The effect of the omission to appoint a guardian ad litem for one laboring under legal disability, therefore, will not be to vitiate the judgment on collateral attack, but to make it voidable only by appeal, or other direct proceeding.

It follows that the condemnation judgment could not be impeached collaterally for the reasons assigned by counsel for plaintiff, and that the parol testimony offered was inadmissible for that purpose.

The character of said judgment has really been determined by this court in the case of Hare v. Fort Smith & Western Rd. Co., 104 Ark. 187. In that case the present plaintiff sought to vacate this judgment in pursuance of subdivision 5 of section 4431 of Kirby’s Digest.

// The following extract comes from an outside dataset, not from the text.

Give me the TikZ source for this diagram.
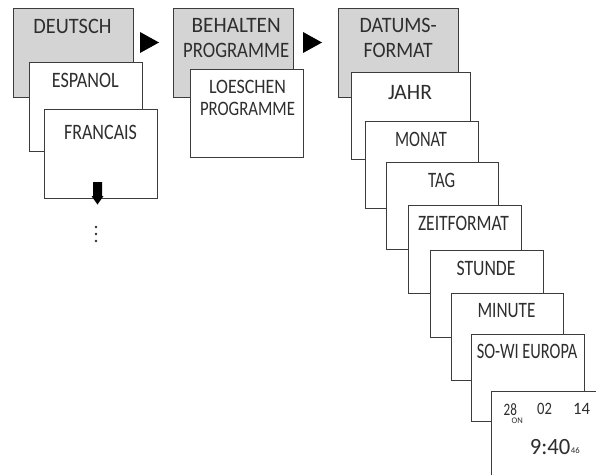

In that case we said: “It is an error to proceed with the trial of a condemnation *12suit when a person of unsound mind is a party thereto and is not represented by statutory guardian or a guardian ad litem, but such proceeding and the judgment therein rendered is not absolutely void; it is only voidable, and may be vacated, at the instance of such party laboring under disability,” by a proceeding in pursuance of said statute.

The court therefore committed no error in the ruling which it made or in the judgment which it rendered. Said judgment is accordingly affirmed.